===== DATASET SECTION

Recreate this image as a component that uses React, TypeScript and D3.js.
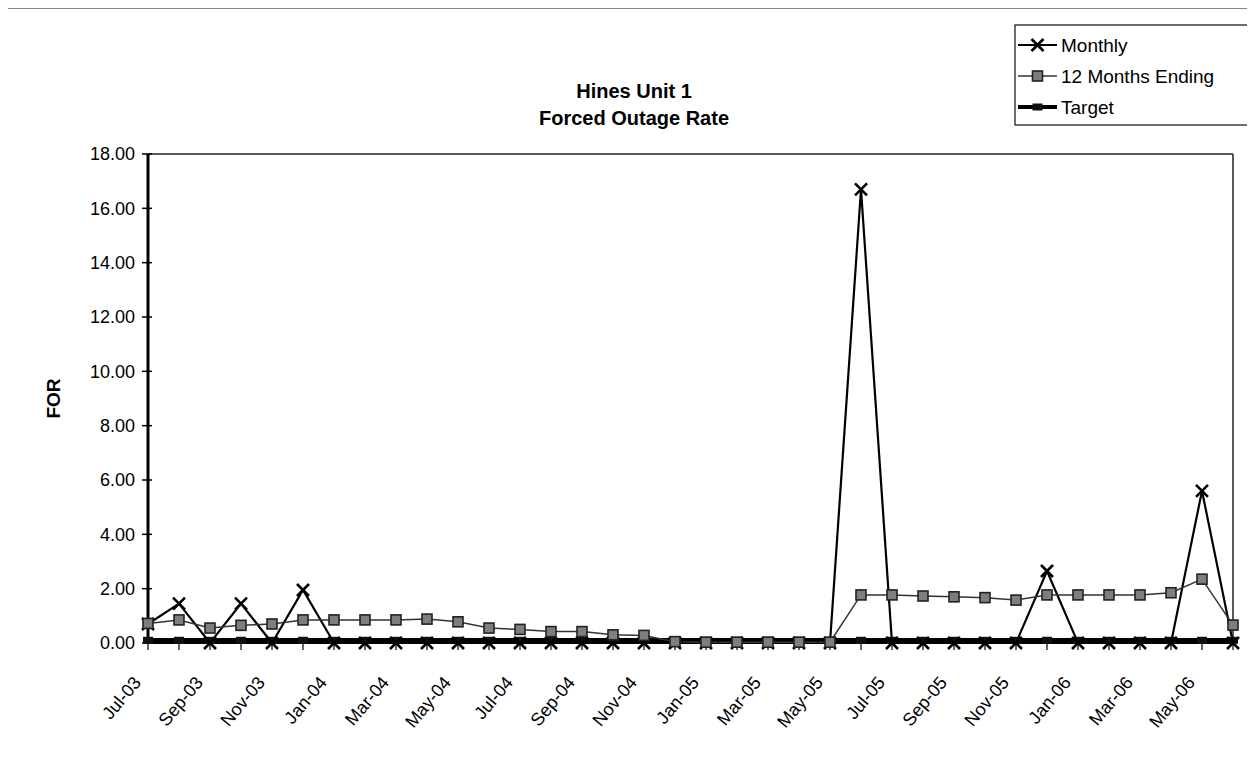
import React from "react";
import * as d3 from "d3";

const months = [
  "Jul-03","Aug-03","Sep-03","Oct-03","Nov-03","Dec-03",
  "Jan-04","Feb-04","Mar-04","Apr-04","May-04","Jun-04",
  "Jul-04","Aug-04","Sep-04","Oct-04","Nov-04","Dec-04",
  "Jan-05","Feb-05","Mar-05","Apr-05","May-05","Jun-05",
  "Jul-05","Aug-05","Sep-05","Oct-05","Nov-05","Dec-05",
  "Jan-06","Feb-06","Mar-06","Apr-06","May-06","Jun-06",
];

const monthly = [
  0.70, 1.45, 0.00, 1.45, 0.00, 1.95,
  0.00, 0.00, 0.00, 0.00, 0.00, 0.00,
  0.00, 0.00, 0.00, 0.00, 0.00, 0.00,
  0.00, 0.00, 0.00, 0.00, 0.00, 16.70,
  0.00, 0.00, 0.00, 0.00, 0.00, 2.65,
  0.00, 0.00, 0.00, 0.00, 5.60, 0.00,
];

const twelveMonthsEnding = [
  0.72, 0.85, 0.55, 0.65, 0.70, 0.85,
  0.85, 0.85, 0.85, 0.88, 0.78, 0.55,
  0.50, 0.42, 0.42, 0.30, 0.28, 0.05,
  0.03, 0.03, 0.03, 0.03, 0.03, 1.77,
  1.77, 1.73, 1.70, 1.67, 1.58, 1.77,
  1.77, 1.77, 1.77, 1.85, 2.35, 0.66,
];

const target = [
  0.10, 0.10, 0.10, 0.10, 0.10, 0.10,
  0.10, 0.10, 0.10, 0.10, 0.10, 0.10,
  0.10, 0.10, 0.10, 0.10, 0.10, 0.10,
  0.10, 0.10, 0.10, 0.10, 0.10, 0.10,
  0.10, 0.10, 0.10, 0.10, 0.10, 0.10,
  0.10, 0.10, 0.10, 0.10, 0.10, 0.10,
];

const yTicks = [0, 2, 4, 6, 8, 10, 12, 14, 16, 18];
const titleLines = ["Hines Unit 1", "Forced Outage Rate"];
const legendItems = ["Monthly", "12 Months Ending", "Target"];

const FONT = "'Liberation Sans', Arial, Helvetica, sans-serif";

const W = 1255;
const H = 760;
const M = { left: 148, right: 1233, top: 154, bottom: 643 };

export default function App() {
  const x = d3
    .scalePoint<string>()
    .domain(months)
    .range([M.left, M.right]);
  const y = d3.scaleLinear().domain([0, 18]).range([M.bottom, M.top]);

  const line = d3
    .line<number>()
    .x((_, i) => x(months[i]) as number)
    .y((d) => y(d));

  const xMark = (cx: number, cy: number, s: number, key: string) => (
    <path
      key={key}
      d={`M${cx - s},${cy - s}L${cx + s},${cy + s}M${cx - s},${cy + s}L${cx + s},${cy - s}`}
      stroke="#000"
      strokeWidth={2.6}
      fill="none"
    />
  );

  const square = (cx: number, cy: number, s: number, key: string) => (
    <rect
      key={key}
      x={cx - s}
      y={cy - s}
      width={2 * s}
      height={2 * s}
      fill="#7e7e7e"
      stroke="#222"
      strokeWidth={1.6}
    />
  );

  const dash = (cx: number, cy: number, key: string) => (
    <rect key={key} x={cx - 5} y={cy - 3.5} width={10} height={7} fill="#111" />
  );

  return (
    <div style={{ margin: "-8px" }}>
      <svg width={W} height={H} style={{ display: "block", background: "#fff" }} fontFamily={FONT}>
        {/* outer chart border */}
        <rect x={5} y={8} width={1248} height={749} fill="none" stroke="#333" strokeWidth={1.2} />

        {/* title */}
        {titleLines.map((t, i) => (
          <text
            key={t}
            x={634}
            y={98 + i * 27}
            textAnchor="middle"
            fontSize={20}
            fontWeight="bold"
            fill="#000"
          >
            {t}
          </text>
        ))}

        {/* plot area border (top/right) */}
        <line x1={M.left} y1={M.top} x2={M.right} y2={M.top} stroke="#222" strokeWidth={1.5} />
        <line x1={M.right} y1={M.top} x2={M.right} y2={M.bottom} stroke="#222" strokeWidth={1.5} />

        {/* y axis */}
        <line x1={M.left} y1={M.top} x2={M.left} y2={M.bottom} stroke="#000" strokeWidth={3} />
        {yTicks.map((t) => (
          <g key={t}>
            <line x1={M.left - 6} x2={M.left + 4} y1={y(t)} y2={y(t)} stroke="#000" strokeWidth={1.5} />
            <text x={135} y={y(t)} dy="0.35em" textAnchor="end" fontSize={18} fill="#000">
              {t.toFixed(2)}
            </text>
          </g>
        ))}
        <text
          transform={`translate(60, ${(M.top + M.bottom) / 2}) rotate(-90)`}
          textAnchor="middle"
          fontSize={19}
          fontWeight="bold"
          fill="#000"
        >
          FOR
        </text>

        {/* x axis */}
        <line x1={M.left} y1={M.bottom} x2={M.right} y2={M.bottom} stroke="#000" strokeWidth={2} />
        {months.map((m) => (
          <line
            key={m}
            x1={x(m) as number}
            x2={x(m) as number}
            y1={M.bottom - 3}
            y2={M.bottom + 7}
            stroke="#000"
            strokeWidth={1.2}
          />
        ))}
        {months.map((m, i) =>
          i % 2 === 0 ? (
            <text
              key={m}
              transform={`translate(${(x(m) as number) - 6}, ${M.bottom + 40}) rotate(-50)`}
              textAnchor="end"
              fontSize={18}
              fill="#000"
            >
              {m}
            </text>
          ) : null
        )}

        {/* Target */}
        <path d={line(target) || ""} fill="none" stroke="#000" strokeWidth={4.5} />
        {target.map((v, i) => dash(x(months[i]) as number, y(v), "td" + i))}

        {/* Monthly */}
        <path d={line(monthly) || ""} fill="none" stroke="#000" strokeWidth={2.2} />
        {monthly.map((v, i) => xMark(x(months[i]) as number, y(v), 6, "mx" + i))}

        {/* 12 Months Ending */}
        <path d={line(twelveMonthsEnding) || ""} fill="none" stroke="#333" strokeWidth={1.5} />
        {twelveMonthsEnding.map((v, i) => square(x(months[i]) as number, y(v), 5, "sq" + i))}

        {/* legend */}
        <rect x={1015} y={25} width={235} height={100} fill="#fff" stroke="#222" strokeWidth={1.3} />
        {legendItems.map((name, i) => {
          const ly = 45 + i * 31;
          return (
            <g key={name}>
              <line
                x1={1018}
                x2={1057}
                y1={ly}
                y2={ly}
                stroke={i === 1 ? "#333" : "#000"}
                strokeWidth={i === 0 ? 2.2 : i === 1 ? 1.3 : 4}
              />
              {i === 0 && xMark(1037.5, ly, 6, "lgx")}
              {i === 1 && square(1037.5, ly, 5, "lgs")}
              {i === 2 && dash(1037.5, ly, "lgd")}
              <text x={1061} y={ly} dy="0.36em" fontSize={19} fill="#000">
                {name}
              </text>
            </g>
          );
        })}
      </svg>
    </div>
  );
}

==========

## REQUIREMENT
Omit pictures; set down the rest of the material word for word.

## WRITTEN RESPONSE
Recreate this image as a component that uses React, TypeScript and D3.js.
import React from "react";
import * as d3 from "d3";

const months = [
  "Jul-03","Aug-03","Sep-03","Oct-03","Nov-03","Dec-03",
  "Jan-04","Feb-04","Mar-04","Apr-04","May-04","Jun-04",
  "Jul-04","Aug-04","Sep-04","Oct-04","Nov-04","Dec-04",
  "Jan-05","Feb-05","Mar-05","Apr-05","May-05","Jun-05",
  "Jul-05","Aug-05","Sep-05","Oct-05","Nov-05","Dec-05",
  "Jan-06","Feb-06","Mar-06","Apr-06","May-06","Jun-06",
];

const monthly = [
  0.70, 1.45, 0.00, 1.45, 0.00, 1.95,
  0.00, 0.00, 0.00, 0.00, 0.00, 0.00,
  0.00, 0.00, 0.00, 0.00, 0.00, 0.00,
  0.00, 0.00, 0.00, 0.00, 0.00, 16.70,
  0.00, 0.00, 0.00, 0.00, 0.00, 2.65,
  0.00, 0.00, 0.00, 0.00, 5.60, 0.00,
];

const twelveMonthsEnding = [
  0.72, 0.85, 0.55, 0.65, 0.70, 0.85,
  0.85, 0.85, 0.85, 0.88, 0.78, 0.55,
  0.50, 0.42, 0.42, 0.30, 0.28, 0.05,
  0.03, 0.03, 0.03, 0.03, 0.03, 1.77,
  1.77, 1.73, 1.70, 1.67, 1.58, 1.77,
  1.77, 1.77, 1.77, 1.85, 2.35, 0.66,
];

const target = [
  0.10, 0.10, 0.10, 0.10, 0.10, 0.10,
  0.10, 0.10, 0.10, 0.10, 0.10, 0.10,
  0.10, 0.10, 0.10, 0.10, 0.10, 0.10,
  0.10, 0.10, 0.10, 0.10, 0.10, 0.10,
  0.10, 0.10, 0.10, 0.10, 0.10, 0.10,
  0.10, 0.10, 0.10, 0.10, 0.10, 0.10,
];

const yTicks = [0, 2, 4, 6, 8, 10, 12, 14, 16, 18];
const titleLines = ["Hines Unit 1", "Forced Outage Rate"];
const legendItems = ["Monthly", "12 Months Ending", "Target"];

const FONT = "'Liberation Sans', Arial, Helvetica, sans-serif";

const W = 1255;
const H = 760;
const M = { left: 148, right: 1233, top: 154, bottom: 643 };

export default function App() {
  const x = d3
    .scalePoint<string>()
    .domain(months)
    .range([M.left, M.right]);
  const y = d3.scaleLinear().domain([0, 18]).range([M.bottom, M.top]);

  const line = d3
    .line<number>()
    .x((_, i) => x(months[i]) as number)
    .y((d) => y(d));

  const xMark = (cx: number, cy: number, s: number, key: string) => (
    <path
      key={key}
      d={`M${cx - s},${cy - s}L${cx + s},${cy + s}M${cx - s},${cy + s}L${cx + s},${cy - s}`}
      stroke="#000"
      strokeWidth={2.6}
      fill="none"
    />
  );

  const square = (cx: number, cy: number, s: number, key: string) => (
    <rect
      key={key}
      x={cx - s}
      y={cy - s}
      width={2 * s}
      height={2 * s}
      fill="#7e7e7e"
      stroke="#222"
      strokeWidth={1.6}
    />
  );

  const dash = (cx: number, cy: number, key: string) => (
    <rect key={key} x={cx - 5} y={cy - 3.5} width={10} height={7} fill="#111" />
  );

  return (
    <div style={{ margin: "-8px" }}>
      <svg width={W} height={H} style={{ display: "block", background: "#fff" }} fontFamily={FONT}>
        {/* outer chart border */}
        <rect x={5} y={8} width={1248} height={749} fill="none" stroke="#333" strokeWidth={1.2} />

        {/* title */}
        {titleLines.map((t, i) => (
          <text
            key={t}
            x={634}
            y={98 + i * 27}
            textAnchor="middle"
            fontSize={20}
            fontWeight="bold"
            fill="#000"
          >
            {t}
          </text>
        ))}

        {/* plot area border (top/right) */}
        <line x1={M.left} y1={M.top} x2={M.right} y2={M.top} stroke="#222" strokeWidth={1.5} />
        <line x1={M.right} y1={M.top} x2={M.right} y2={M.bottom} stroke="#222" strokeWidth={1.5} />

        {/* y axis */}
        <line x1={M.left} y1={M.top} x2={M.left} y2={M.bottom} stroke="#000" strokeWidth={3} />
        {yTicks.map((t) => (
          <g key={t}>
            <line x1={M.left - 6} x2={M.left + 4} y1={y(t)} y2={y(t)} stroke="#000" strokeWidth={1.5} />
            <text x={135} y={y(t)} dy="0.35em" textAnchor="end" fontSize={18} fill="#000">
              {t.toFixed(2)}
            </text>
          </g>
        ))}
        <text
          transform={`translate(60, ${(M.top + M.bottom) / 2}) rotate(-90)`}
          textAnchor="middle"
          fontSize={19}
          fontWeight="bold"
          fill="#000"
        >
          FOR
        </text>

        {/* x axis */}
        <line x1={M.left} y1={M.bottom} x2={M.right} y2={M.bottom} stroke="#000" strokeWidth={2} />
        {months.map((m) => (
          <line
            key={m}
            x1={x(m) as number}
            x2={x(m) as number}
            y1={M.bottom - 3}
            y2={M.bottom + 7}
            stroke="#000"
            strokeWidth={1.2}
          />
        ))}
        {months.map((m, i) =>
          i % 2 === 0 ? (
            <text
              key={m}
              transform={`translate(${(x(m) as number) - 6}, ${M.bottom + 40}) rotate(-50)`}
              textAnchor="end"
              fontSize={18}
              fill="#000"
            >
              {m}
            </text>
          ) : null
        )}

        {/* Target */}
        <path d={line(target) || ""} fill="none" stroke="#000" strokeWidth={4.5} />
        {target.map((v, i) => dash(x(months[i]) as number, y(v), "td" + i))}

        {/* Monthly */}
        <path d={line(monthly) || ""} fill="none" stroke="#000" strokeWidth={2.2} />
        {monthly.map((v, i) => xMark(x(months[i]) as number, y(v), 6, "mx" + i))}

        {/* 12 Months Ending */}
        <path d={line(twelveMonthsEnding) || ""} fill="none" stroke="#333" strokeWidth={1.5} />
        {twelveMonthsEnding.map((v, i) => square(x(months[i]) as number, y(v), 5, "sq" + i))}

        {/* legend */}
        <rect x={1015} y={25} width={235} height={100} fill="#fff" stroke="#222" strokeWidth={1.3} />
        {legendItems.map((name, i) => {
          const ly = 45 + i * 31;
          return (
            <g key={name}>
              <line
                x1={1018}
                x2={1057}
                y1={ly}
                y2={ly}
                stroke={i === 1 ? "#333" : "#000"}
                strokeWidth={i === 0 ? 2.2 : i === 1 ? 1.3 : 4}
              />
              {i === 0 && xMark(1037.5, ly, 6, "lgx")}
              {i === 1 && square(1037.5, ly, 5, "lgs")}
              {i === 2 && dash(1037.5, ly, "lgd")}
              <text x={1061} y={ly} dy="0.36em" fontSize={19} fill="#000">
                {name}
              </text>
            </g>
          );
        })}
      </svg>
    </div>
  );
}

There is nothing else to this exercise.